I suppose the one unfulfilled feeling about the book is that I hope that someday someone will look at it as a literary work. I don't even care if they decide it's a bad literary book. It's always been looked at in terms of the content. And I worked very hard to make it a good piece of writing, to have a lot of music. Why did the publisher bail on the book? I learned a couple of possible contributing reasons later. I've never had any proof of either of these. One of them was that at the time the book came out, it was really the beginning of the major bookstore chains kind of taking over and they were pretty much all in shopping malls in those days. Apparently there was a fear at the publishing house, or a belief, that the bookstores in the malls were going to resist stocking the book or pushing it because they were in malls and they didn't want to criticize the place where they were.
There may have been more personal reasons as well (having to do with the editor of the book, whom Kowinski did not get along with). I failed to thank her in my acknowledgements (Kowinski learned from a book agent later that his editor had been incensed by a similar omission in another book). What kind of influence has the book had? The remarkable thing is that it's still going on. I have had no less that six television documentaries that I've been interviewed for; the last one was about a year ago for the BBC. The book is generally considered the definitive work on the subject. It's cited in scholarly works on all kinds of subjects that somehow pertain. It was right away used in courses and still is at every level starting with junior high school. (Not long ago) I got an e-mail from a film student in New York who's doing a documentary project who wanted to interview me. (About six weeks ago) I got an e-mail from a high school student, a fan mail. She's doing a paper on me. (Also recently) I did an interview with a newspaper reporter in Chicago who's doing a story on theaters in shopping malls.
Tell us about the chapter "Kids in the Mall: Growing up Enclosed." It's been included among the most teachable essays of the last 50 years. It's been anthologized and reprinted to this day. I just gave (someone reprint) permission. (Kowinski estimated that he's given reprint permission a total of about 40 times over the years.) It still resonates with kids. To what extent has cyberspace replaced the mall as a place for kids to hang out?
It's impossible to quantify that. (Hanging out at the mall was) probably more widespread before computers. When video games were all in the malls, the arcades were always a big draw. It became a place for kids to see each other and meet. Who knows? Kids can get acquainted on line but they still want to meet. The mall is a public place that's big enough with enough stuff to do. It's still a rite of passage. What are you working on these days? I've got a 25,000-word start on a kind of sequel. When the BBC interviewed me about a year ago they took me out to the Mall of America, which is in Minnesota. And I spent a couple of days there in the area and a couple of days just being in the mall. What was interesting to me was that I was interested. For years after I did the book I couldn't even walk into a shopping mall without getting totally phobic. I had just had enough.
(At the Mall of America) I was fascinated. It all sort of came back. I saw how they did the mall kinds of things, about lighting and space and scale that has developed into a sort of shopping mall technology. They did brand new things as well. Under this huge dome there's this huge amusement park.

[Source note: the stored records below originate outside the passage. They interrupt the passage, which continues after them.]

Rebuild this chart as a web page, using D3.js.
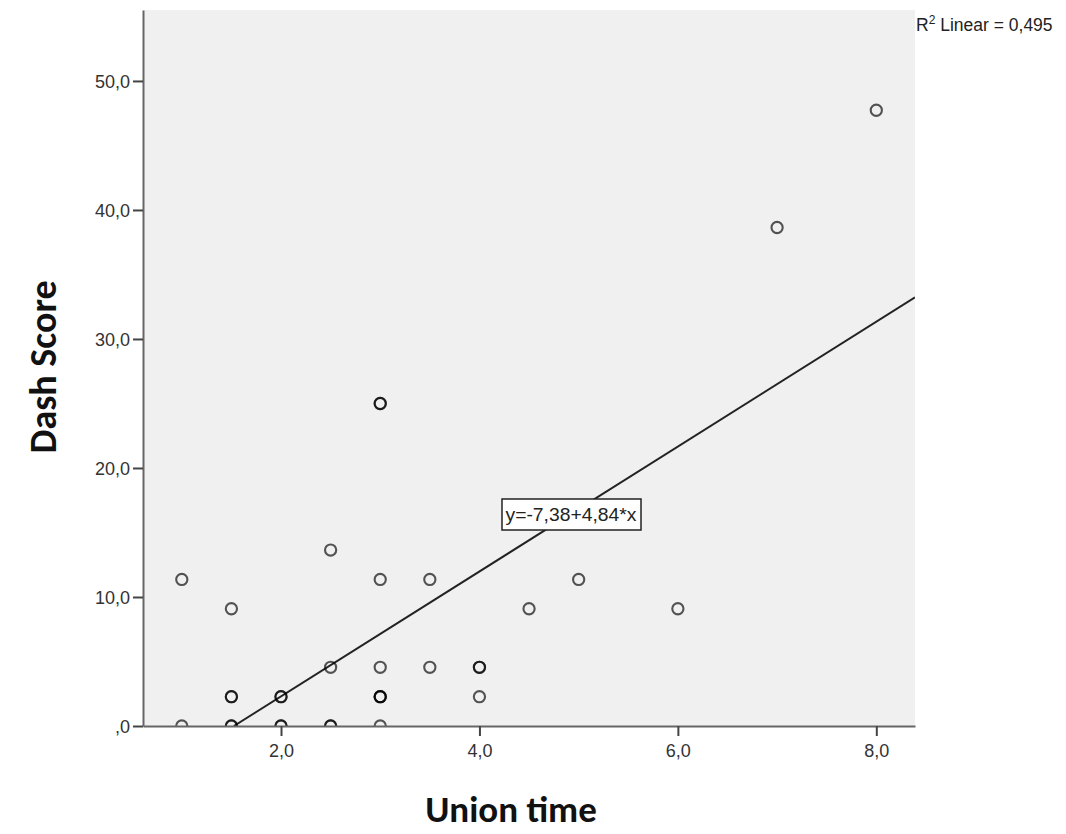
<!DOCTYPE html>
<html><head><meta charset="utf-8">
<script src="https://cdn.jsdelivr.net/npm/d3@7"></script>
<style>body{margin:0;background:#fff}svg{display:block}</style>
</head><body>
<svg id="c" width="1066" height="834"></svg>
<script>
const unionTime = [1,1,1.5,1.5,1.5,1.5,1.5,2,2,2,2,2.5,2.5,2.5,2.5,3,3,3,3,3,3,3,3,3.5,3.5,4,4,4,4.5,5,6,7,8];
const dashScore = [11.36,0,9.09,2.27,2.27,0,0,2.27,2.27,0,0,13.64,4.55,0,0,25,25,11.36,4.55,2.27,2.27,2.27,0,11.36,4.55,4.55,4.55,2.27,9.09,11.36,9.09,38.64,47.73];
const xTicks = [2,4,6,8];
const yTicks = [0,10,20,30,40,50];
const fitIntercept = -7.38, fitSlope = 4.84;
const r2Label = "0,495";

const svg = d3.select("#c");
const L=143, R=915, T=10, B=726;
const x = d3.scaleLinear().domain([0.609, 8.39]).range([L, R]);
const y = d3.scaleLinear().domain([0, 55.5]).range([B, T]);
const comma = (v,p) => v.toFixed(p).replace(".", ",");
const fmt = v => (v===0 ? ",0" : comma(v,1));
const FONT = "Arial, 'Liberation Sans', sans-serif";

svg.append("rect").attr("x",L).attr("y",T).attr("width",R-L).attr("height",B-T).attr("fill","#f0f0f0");

svg.append("defs").append("clipPath").attr("id","clip").append("rect")
  .attr("x",L).attr("y",T).attr("width",R-L).attr("height",B-T);

// regression line
const x0 = -fitIntercept/fitSlope, x1 = x.domain()[1];
svg.append("line").attr("clip-path","url(#clip)")
  .attr("x1",x(x0)).attr("y1",y(fitIntercept+fitSlope*x0))
  .attr("x2",x(x1)).attr("y2",y(fitIntercept+fitSlope*x1))
  .attr("stroke","#222").attr("stroke-width",2);

// points
svg.append("g").attr("clip-path","url(#clip)").selectAll("circle")
  .data(unionTime.map((u,i)=>[u,dashScore[i]])).join("circle")
  .attr("cx",d=>x(d[0])).attr("cy",d=>y(d[1])).attr("r",5.6)
  .attr("fill","none").attr("stroke","#000").attr("stroke-opacity",0.66).attr("stroke-width",2.1);

// axes
const ya = svg.append("g").attr("transform",`translate(${L},0)`)
  .call(d3.axisLeft(y).tickValues(yTicks).tickFormat(fmt).tickSize(10).tickSizeOuter(0));
const xa = svg.append("g").attr("transform",`translate(0,${B})`)
  .call(d3.axisBottom(x).tickValues(xTicks).tickFormat(fmt).tickSize(10).tickSizeOuter(0));
[ya,xa].forEach(g=>{
  g.attr("font-size",null).attr("font-family",null);
  g.select(".domain").attr("stroke","#666").attr("stroke-width",2);
  g.selectAll(".tick line").attr("stroke","#444").attr("stroke-width",2);
  g.selectAll(".tick text").attr("fill","#333").attr("font-family",FONT).attr("font-size",18);
});
ya.selectAll(".tick text").attr("x",-13).attr("dy","0.34em");
xa.selectAll(".tick text").attr("dy","1.0em");

// equation box
const ex = 571, ey = 514;
svg.append("rect").attr("x",ex-69).attr("y",ey-15).attr("width",139).attr("height",31)
  .attr("fill","#fff").attr("stroke","#222").attr("stroke-width",1.5);
svg.append("text").attr("x",ex).attr("y",ey+7).attr("text-anchor","middle")
  .attr("font-family",FONT).attr("font-size",18.5).attr("fill","#222")
  .attr("textLength",131).attr("lengthAdjust","spacingAndGlyphs")
  .text(`y=${comma(fitIntercept,2)}+${comma(fitSlope,2)}*x`);

// R2 label
const rt = svg.append("text").attr("x",916).attr("y",31)
  .attr("font-family",FONT).attr("font-size",17.5).attr("fill","#222");
rt.append("tspan").text("R");
rt.append("tspan").attr("dy",-7).attr("font-size",12).text("2");
rt.append("tspan").attr("dy",7).text(" Linear = " + r2Label);

// titles
svg.append("text").attr("transform","translate(56,367) rotate(-90)").attr("text-anchor","middle")
  .attr("font-family","Carlito, 'Open Sans', sans-serif").attr("font-weight","bold").attr("font-size",38).attr("fill","#111")
  .text("Dash Score");
svg.append("text").attr("x",511).attr("y",822).attr("text-anchor","middle")
  .attr("font-family","Carlito, 'Open Sans', sans-serif").attr("font-weight","bold").attr("font-size",37).attr("fill","#111")
  .text("Union time");
</script>
</body></html>
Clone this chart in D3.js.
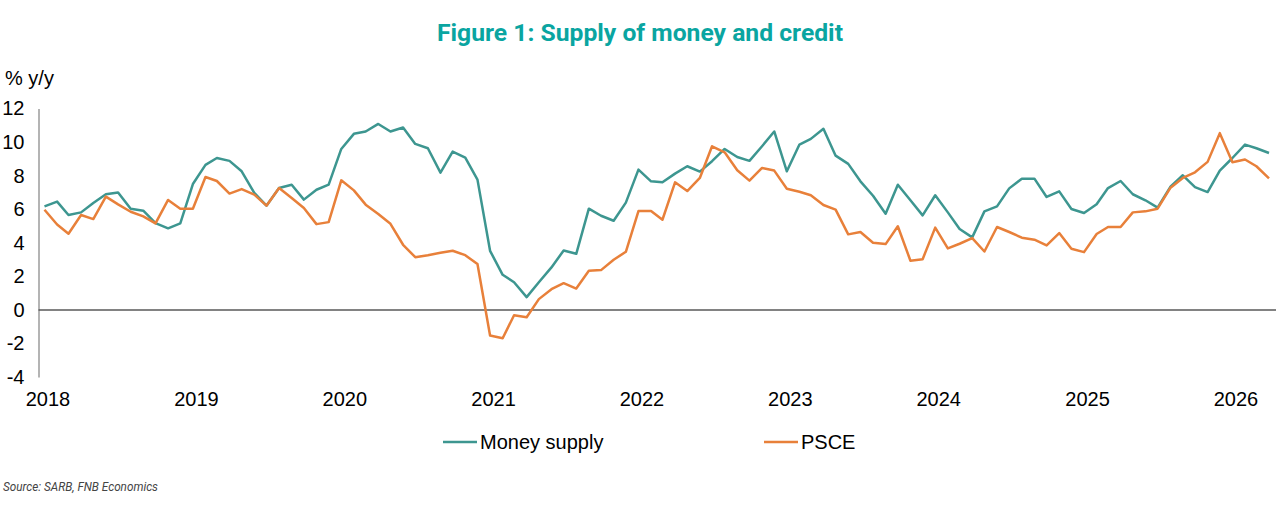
<!DOCTYPE html>
<html>
<head>
<meta charset="utf-8">
<script src="https://cdn.jsdelivr.net/npm/d3@7"></script>
<style>
  body { margin: 0; background: #fff; }
  svg text { font-family: "Liberation Sans", Arial, sans-serif; }
</style>
</head>
<body>
<div id="chart"></div>
<script>
// monthly, Jan 2018 - Apr 2026
var startMonth = new Date(2018, 0, 1);
var endMonth = new Date(2026, 3, 1);
var yearLabels = ["2018", "2019", "2020", "2021", "2022", "2023", "2024", "2025", "2026"];
var yTicks = [-4, -2, 0, 2, 4, 6, 8, 10, 12];

var moneySupply = [
    6.17, 6.45, 5.65, 5.81, 6.37, 6.89, 7.0, 6.03, 5.91, 5.17, 4.86, 5.15,
    7.5, 8.64, 9.05, 8.88, 8.26, 6.97, 6.21, 7.26, 7.46, 6.57, 7.16, 7.46,
    9.59, 10.49, 10.63, 11.08, 10.63, 10.87, 9.89, 9.63, 8.18, 9.43, 9.07, 7.76,
    3.52, 2.09, 1.65, 0.76, 1.65, 2.53, 3.54, 3.34, 6.03, 5.61, 5.31, 6.39,
    8.36, 7.66, 7.6, 8.12, 8.56, 8.24, 8.86, 9.59, 9.11, 8.88, 9.75, 10.63,
    8.26, 9.85, 10.19, 10.79, 9.19, 8.70, 7.66, 6.8, 5.73, 7.46, 6.53, 5.63,
    6.83, 5.81, 4.82, 4.32, 5.87, 6.17, 7.24, 7.82, 7.82, 6.73, 7.06, 6.01,
    5.77, 6.29, 7.26, 7.68, 6.89, 6.53, 6.09, 7.32, 8.02, 7.32, 7.02, 8.30,
    9.05, 9.85, 9.63, 9.35
];
var psce = [
    5.97, 5.09, 4.54, 5.65, 5.41, 6.75, 6.29, 5.85, 5.57, 5.15, 6.55, 6.03,
    6.03, 7.92, 7.68, 6.93, 7.2, 6.87, 6.21, 7.26, 6.67, 6.07, 5.11, 5.23,
    7.72, 7.12, 6.27, 5.71, 5.13, 3.88, 3.14, 3.26, 3.40, 3.52, 3.26, 2.73,
    -1.53, -1.69, -0.32, -0.44, 0.64, 1.23, 1.59, 1.27, 2.33, 2.37, 2.99, 3.46,
    5.89, 5.89, 5.37, 7.6, 7.08, 7.86, 9.75, 9.39, 8.32, 7.70, 8.46, 8.30,
    7.22, 7.04, 6.83, 6.25, 5.97, 4.50, 4.64, 4.0, 3.92, 4.98, 2.93, 3.02,
    4.90, 3.66, 3.94, 4.28, 3.48, 4.94, 4.64, 4.30, 4.18, 3.84, 4.58, 3.64,
    3.44, 4.52, 4.94, 4.94, 5.81, 5.87, 6.03, 7.26, 7.86, 8.2, 8.82, 10.53,
    8.80, 8.96, 8.56, 7.84
];

var seriesNames = ["Money supply", "PSCE"];
var colors = ["#3d9690", "#e8803a"];

var width = 1280, height = 520;
var months = d3.timeMonth.range(startMonth, d3.timeMonth.offset(endMonth, 1));

var svg = d3.select("#chart").append("svg")
    .attr("width", width)
    .attr("height", height);

var x = d3.scaleTime()
    .domain([startMonth, endMonth])
    .range([44.5, 1269]);

var y = d3.scaleLinear()
    .domain([-4, 12])
    .range([377, 108.5]);

// title
svg.append("text")
    .attr("x", 640)
    .attr("y", 41)
    .attr("text-anchor", "middle")
    .attr("textLength", 406)
    .attr("lengthAdjust", "spacingAndGlyphs")
    .style("font-family", "Roboto, sans-serif")
    .style("font-weight", "bold")
    .style("font-size", "24px")
    .attr("fill", "#0aa5a1")
    .text("Figure 1: Supply of money and credit");

svg.append("text")
    .attr("x", 5)
    .attr("y", 85)
    .style("font-size", "20px")
    .attr("fill", "#000")
    .text("% y/y");

// y axis
var yAxis = svg.append("g")
    .attr("transform", "translate(38.5,0)")
    .call(d3.axisLeft(y).tickValues(yTicks).tickSize(0).tickPadding(14).tickFormat(function(d){ return String(d); }));
yAxis.select(".domain").attr("stroke", "#8c8c8c").attr("stroke-width", 1.3);
yAxis.selectAll("text").style("font-size", "20px").attr("fill", "#000")
    .style("font-family", "'Liberation Sans', Arial, sans-serif");

// x axis labels (no line; the zero line acts as axis)
var yearDates = yearLabels.map(function(d){ return new Date(+d, 0, 1); });
var xAxis = svg.append("g")
    .attr("transform", "translate(3," + y(-4) + ")")
    .call(d3.axisBottom(x).tickValues(yearDates).tickSize(0).tickPadding(15).tickFormat(d3.timeFormat("%Y")));
xAxis.select(".domain").remove();
xAxis.selectAll("text").style("font-size", "20px").attr("fill", "#000")
    .style("font-family", "'Liberation Sans', Arial, sans-serif");

// zero line
svg.append("line")
    .attr("x1", 38.5)
    .attr("x2", 1276)
    .attr("y1", y(0))
    .attr("y2", y(0))
    .attr("stroke", "#595959")
    .attr("stroke-width", 1.5);

var line = d3.line()
    .x(function(d, i){ return x(months[i]); })
    .y(function(d){ return y(d); });

[moneySupply, psce].forEach(function(s, k){
    svg.append("path")
        .datum(s)
        .attr("fill", "none")
        .attr("stroke", colors[k])
        .attr("stroke-width", 2.5)
        .attr("stroke-linejoin", "round")
        .attr("d", line);
});

// legend
var legendX = [443, 764];
seriesNames.forEach(function(name, k){
    var g = svg.append("g").attr("transform", "translate(" + legendX[k] + ",442)");
    g.append("line")
        .attr("x1", 0).attr("x2", 34)
        .attr("y1", 0).attr("y2", 0)
        .attr("stroke", colors[k])
        .attr("stroke-width", 2.5);
    g.append("text")
        .attr("x", 37)
        .attr("y", 7)
        .style("font-size", "20px")
        .attr("fill", "#000")
        .text(name);
});

// source
svg.append("text")
    .attr("x", 3)
    .attr("y", 491)
    .attr("textLength", 155)
    .attr("lengthAdjust", "spacingAndGlyphs")
    .style("font-family", "Roboto, sans-serif")
    .style("font-style", "italic")
    .style("font-size", "12.5px")
    .attr("fill", "#444")
    .text("Source: SARB, FNB Economics");
</script>
</body>
</html>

It's got live trees. It was amazing. It got me thinking again. The sequel will be more evaluative. It will talk about the mall's place in a broader sense of where it is and where it's going. It's going to be called Shopopolis: Rise and Fall. What else are you up to?
There's another project that I've got a start on, The Soul of the Future. It's become an obsession. I've been working on it on and off for years. I started noticing a few years ago that all the movies about the future were apocalyptic to some extent. With good reason. There've been all kinds of danger signs for years. So I started looking for scenarios of a hopeful future that might give some sense of how to proceed. The two apocalyptic scenarios are the Blade Runner scenario, where technology has taken over, and the Mad Max scenario, which is about a post-nuclear world where there's no technology anymore, or very little, and society has broken down. So I thought "what are the scenarios that would correspond to those two that would be more hopeful?" The one where technology was ascendant was fairly obvious to me -- Star Trek. But what about the non-technological scenario? (When asked if he was a Trekkie, Kowinski said, "I've seen all of the original Kirk series episodes and all of the Next Generation Picard episodes several times each, ditto the feature films.")
At this point in the interview, things got pretty dense. Suffice to say that Kowinski is looking at a Native American ritual called the ghost dance which has to do with returning the Earth to the condition it was in prior to the European invasion. He's also immersed himself in the work of the late Paul Shepard, a human ecologist who argued that people's true humanity lies in the natural world, which shaped us over the eons, not the historical world, which has existed for less than 10,000 years. "Once you look at it from that perspective," Kowinski said, "then the future has a little more hope, actually. We don't have to give up technology and we don't have to go back to prehistoric times. We don't have to start living in caves again. We can start thinking about ways to create a sustainable future."